### [What is asked]
Repeat each line of the material below exactly as it appears, minus any pictures.
################
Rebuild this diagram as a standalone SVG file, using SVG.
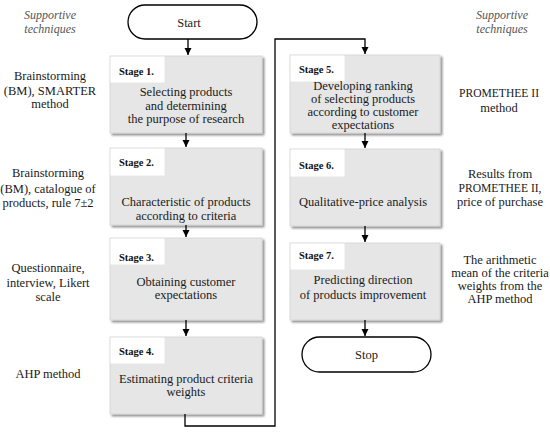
<svg xmlns="http://www.w3.org/2000/svg" width="550" height="433" viewBox="0 0 550 433">
<defs>
<marker id="ah" markerWidth="8" markerHeight="8" refX="7" refY="4" orient="auto" markerUnits="userSpaceOnUse">
<path d="M0,0.5 L7,4 L0,7.5 Z" fill="#000"/>
</marker>
<filter id="sh" x="-5%" y="-5%" width="115%" height="115%">
<feGaussianBlur in="SourceAlpha" stdDeviation="1.2"/>
<feOffset dx="1.5" dy="1.5" result="b"/>
<feComponentTransfer><feFuncA type="linear" slope="0.45"/></feComponentTransfer>
<feMerge><feMergeNode/><feMergeNode in="SourceGraphic"/></feMerge>
</filter>
</defs>
<style>
.box{fill:#e6e6e6;stroke:#d2d2d2;stroke-width:0.8;filter:url(#sh)}
.lab{fill:#fff}
.term{fill:#fff;stroke:#000;stroke-width:1.3}
.t{font-family:"Liberation Serif","Times New Roman",serif;font-size:12.5px;fill:#1a1a1a;text-anchor:middle}
.s{font-family:"Liberation Serif","Times New Roman",serif;font-size:10.5px;font-weight:bold;fill:#111}
.sup{font-family:"Liberation Serif","Times New Roman",serif;font-size:12px;font-style:italic;fill:#555;text-anchor:middle}
.c{fill:none;stroke:#000;stroke-width:1.3}
</style>

<g id="sup-left"><text class="sup" x="50" y="19">Supportive</text><text class="sup" x="50" y="33">techniques</text></g>
<g id="sup-right"><text class="sup" x="502" y="19">Supportive</text><text class="sup" x="502" y="33">techniques</text></g>

<g id="start"><rect class="term" x="128" y="5" width="129" height="34" rx="17"/><text class="t" x="189" y="26.5">Start</text></g>

<g id="stage1">
<rect class="box" x="110" y="56" width="152" height="77"/>
<rect class="lab" x="110.5" y="56.5" width="54" height="26"/>
<text class="s" x="119" y="75">Stage 1.</text>
<text class="t" x="186" y="96">Selecting products</text>
<text class="t" x="186" y="110">and determining</text>
<text class="t" x="186" y="123">the purpose of research</text>
</g>
<g id="tech1"><text class="t" x="50" y="80">Brainstorming</text><text class="t" x="50" y="95">(BM), SMARTER</text><text class="t" x="50" y="108">method</text></g>

<g id="stage2">
<rect class="box" x="110" y="148" width="152" height="77"/>
<rect class="lab" x="110.5" y="148.5" width="54" height="27"/>
<text class="s" x="119" y="166">Stage 2.</text>
<text class="t" x="186" y="206">Characteristic of products</text>
<text class="t" x="186" y="220">according to criteria</text>
</g>
<g id="tech2"><text class="t" x="48" y="177">Brainstorming</text><text class="t" x="48" y="193">(BM), catalogue of</text><text class="t" x="48" y="207">products, rule 7±2</text></g>

<g id="stage3">
<rect class="box" x="110" y="238" width="152" height="82"/>
<rect class="lab" x="110.5" y="238.5" width="54" height="26"/>
<text class="s" x="119" y="261">Stage 3.</text>
<text class="t" x="186" y="286">Obtaining customer</text>
<text class="t" x="186" y="299">expectations</text>
</g>
<g id="tech3"><text class="t" x="48" y="272">Questionnaire,</text><text class="t" x="48" y="287">interview, Likert</text><text class="t" x="48" y="301">scale</text></g>

<g id="stage4">
<rect class="box" x="110" y="337" width="152" height="77"/>
<rect class="lab" x="110.5" y="337.5" width="54" height="26"/>
<text class="s" x="119" y="355">Stage 4.</text>
<text class="t" x="186" y="383">Estimating product criteria</text>
<text class="t" x="186" y="396">weights</text>
</g>
<g id="tech4"><text class="t" x="48" y="378">AHP method</text></g>

<g id="stage5">
<rect class="box" x="290" y="55" width="150" height="78"/>
<rect class="lab" x="290.5" y="55.5" width="54" height="26"/>
<text class="s" x="299" y="73">Stage 5.</text>
<text class="t" x="363" y="90">Developing ranking</text>
<text class="t" x="363" y="103">of selecting products</text>
<text class="t" x="363" y="116">according to customer</text>
<text class="t" x="363" y="129">expectations</text>
</g>
<g id="tech5"><text class="t" x="499" y="97" textLength="80" lengthAdjust="spacingAndGlyphs">PROMETHEE II</text><text class="t" x="499" y="112">method</text></g>

<g id="stage6">
<rect class="box" x="290" y="149" width="150" height="77"/>
<rect class="lab" x="290.5" y="149.5" width="54" height="27"/>
<text class="s" x="299" y="169">Stage 6.</text>
<text class="t" x="363" y="206">Qualitative-price analysis</text>
</g>
<g id="tech6"><text class="t" x="500" y="178">Results from</text><text class="t" x="500" y="192" textLength="83" lengthAdjust="spacingAndGlyphs">PROMETHEE II,</text><text class="t" x="500" y="206">price of purchase</text></g>

<g id="stage7">
<rect class="box" x="290" y="243" width="150" height="77"/>
<rect class="lab" x="290.5" y="243.5" width="54" height="26"/>
<text class="s" x="299" y="259">Stage 7.</text>
<text class="t" x="363" y="284">Predicting direction</text>
<text class="t" x="363" y="299">of products improvement</text>
</g>
<g id="tech7"><text class="t" x="500" y="264">The arithmetic</text><text class="t" x="500" y="277">mean of the criteria</text><text class="t" x="500" y="290">weights from the</text><text class="t" x="500" y="303">AHP method</text></g>

<g id="stop"><rect class="term" x="302" y="337" width="129" height="35" rx="17.5"/><text class="t" x="366.5" y="359">Stop</text></g>

<g id="connectors">
<path class="c" d="M188,39 V55" marker-end="url(#ah)"/>
<path class="c" d="M186,133 V147" marker-end="url(#ah)"/>
<path class="c" d="M186,225 V237" marker-end="url(#ah)"/>
<path class="c" d="M186,320 V336" marker-end="url(#ah)"/>
<path class="c" d="M185,414 V426 H275 V39 H365 V54" marker-end="url(#ah)"/>
<path class="c" d="M365,133 V148" marker-end="url(#ah)"/>
<path class="c" d="M365,226 V242" marker-end="url(#ah)"/>
<path class="c" d="M365,320 V336" marker-end="url(#ah)"/>
</g>
</svg>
################
### [Output]
Rebuild this diagram as a standalone SVG file, using SVG.
<svg xmlns="http://www.w3.org/2000/svg" width="550" height="433" viewBox="0 0 550 433">
<defs>
<marker id="ah" markerWidth="8" markerHeight="8" refX="7" refY="4" orient="auto" markerUnits="userSpaceOnUse">
<path d="M0,0.5 L7,4 L0,7.5 Z" fill="#000"/>
</marker>
<filter id="sh" x="-5%" y="-5%" width="115%" height="115%">
<feGaussianBlur in="SourceAlpha" stdDeviation="1.2"/>
<feOffset dx="1.5" dy="1.5" result="b"/>
<feComponentTransfer><feFuncA type="linear" slope="0.45"/></feComponentTransfer>
<feMerge><feMergeNode/><feMergeNode in="SourceGraphic"/></feMerge>
</filter>
</defs>
<style>
.box{fill:#e6e6e6;stroke:#d2d2d2;stroke-width:0.8;filter:url(#sh)}
.lab{fill:#fff}
.term{fill:#fff;stroke:#000;stroke-width:1.3}
.t{font-family:"Liberation Serif","Times New Roman",serif;font-size:12.5px;fill:#1a1a1a;text-anchor:middle}
.s{font-family:"Liberation Serif","Times New Roman",serif;font-size:10.5px;font-weight:bold;fill:#111}
.sup{font-family:"Liberation Serif","Times New Roman",serif;font-size:12px;font-style:italic;fill:#555;text-anchor:middle}
.c{fill:none;stroke:#000;stroke-width:1.3}
</style>

<g id="sup-left"><text class="sup" x="50" y="19">Supportive</text><text class="sup" x="50" y="33">techniques</text></g>
<g id="sup-right"><text class="sup" x="502" y="19">Supportive</text><text class="sup" x="502" y="33">techniques</text></g>

<g id="start"><rect class="term" x="128" y="5" width="129" height="34" rx="17"/><text class="t" x="189" y="26.5">Start</text></g>

<g id="stage1">
<rect class="box" x="110" y="56" width="152" height="77"/>
<rect class="lab" x="110.5" y="56.5" width="54" height="26"/>
<text class="s" x="119" y="75">Stage 1.</text>
<text class="t" x="186" y="96">Selecting products</text>
<text class="t" x="186" y="110">and determining</text>
<text class="t" x="186" y="123">the purpose of research</text>
</g>
<g id="tech1"><text class="t" x="50" y="80">Brainstorming</text><text class="t" x="50" y="95">(BM), SMARTER</text><text class="t" x="50" y="108">method</text></g>

<g id="stage2">
<rect class="box" x="110" y="148" width="152" height="77"/>
<rect class="lab" x="110.5" y="148.5" width="54" height="27"/>
<text class="s" x="119" y="166">Stage 2.</text>
<text class="t" x="186" y="206">Characteristic of products</text>
<text class="t" x="186" y="220">according to criteria</text>
</g>
<g id="tech2"><text class="t" x="48" y="177">Brainstorming</text><text class="t" x="48" y="193">(BM), catalogue of</text><text class="t" x="48" y="207">products, rule 7±2</text></g>

<g id="stage3">
<rect class="box" x="110" y="238" width="152" height="82"/>
<rect class="lab" x="110.5" y="238.5" width="54" height="26"/>
<text class="s" x="119" y="261">Stage 3.</text>
<text class="t" x="186" y="286">Obtaining customer</text>
<text class="t" x="186" y="299">expectations</text>
</g>
<g id="tech3"><text class="t" x="48" y="272">Questionnaire,</text><text class="t" x="48" y="287">interview, Likert</text><text class="t" x="48" y="301">scale</text></g>

<g id="stage4">
<rect class="box" x="110" y="337" width="152" height="77"/>
<rect class="lab" x="110.5" y="337.5" width="54" height="26"/>
<text class="s" x="119" y="355">Stage 4.</text>
<text class="t" x="186" y="383">Estimating product criteria</text>
<text class="t" x="186" y="396">weights</text>
</g>
<g id="tech4"><text class="t" x="48" y="378">AHP method</text></g>

<g id="stage5">
<rect class="box" x="290" y="55" width="150" height="78"/>
<rect class="lab" x="290.5" y="55.5" width="54" height="26"/>
<text class="s" x="299" y="73">Stage 5.</text>
<text class="t" x="363" y="90">Developing ranking</text>
<text class="t" x="363" y="103">of selecting products</text>
<text class="t" x="363" y="116">according to customer</text>
<text class="t" x="363" y="129">expectations</text>
</g>
<g id="tech5"><text class="t" x="499" y="97" textLength="80" lengthAdjust="spacingAndGlyphs">PROMETHEE II</text><text class="t" x="499" y="112">method</text></g>

<g id="stage6">
<rect class="box" x="290" y="149" width="150" height="77"/>
<rect class="lab" x="290.5" y="149.5" width="54" height="27"/>
<text class="s" x="299" y="169">Stage 6.</text>
<text class="t" x="363" y="206">Qualitative-price analysis</text>
</g>
<g id="tech6"><text class="t" x="500" y="178">Results from</text><text class="t" x="500" y="192" textLength="83" lengthAdjust="spacingAndGlyphs">PROMETHEE II,</text><text class="t" x="500" y="206">price of purchase</text></g>

<g id="stage7">
<rect class="box" x="290" y="243" width="150" height="77"/>
<rect class="lab" x="290.5" y="243.5" width="54" height="26"/>
<text class="s" x="299" y="259">Stage 7.</text>
<text class="t" x="363" y="284">Predicting direction</text>
<text class="t" x="363" y="299">of products improvement</text>
</g>
<g id="tech7"><text class="t" x="500" y="264">The arithmetic</text><text class="t" x="500" y="277">mean of the criteria</text><text class="t" x="500" y="290">weights from the</text><text class="t" x="500" y="303">AHP method</text></g>

<g id="stop"><rect class="term" x="302" y="337" width="129" height="35" rx="17.5"/><text class="t" x="366.5" y="359">Stop</text></g>

<g id="connectors">
<path class="c" d="M188,39 V55" marker-end="url(#ah)"/>
<path class="c" d="M186,133 V147" marker-end="url(#ah)"/>
<path class="c" d="M186,225 V237" marker-end="url(#ah)"/>
<path class="c" d="M186,320 V336" marker-end="url(#ah)"/>
<path class="c" d="M185,414 V426 H275 V39 H365 V54" marker-end="url(#ah)"/>
<path class="c" d="M365,133 V148" marker-end="url(#ah)"/>
<path class="c" d="M365,226 V242" marker-end="url(#ah)"/>
<path class="c" d="M365,320 V336" marker-end="url(#ah)"/>
</g>
</svg>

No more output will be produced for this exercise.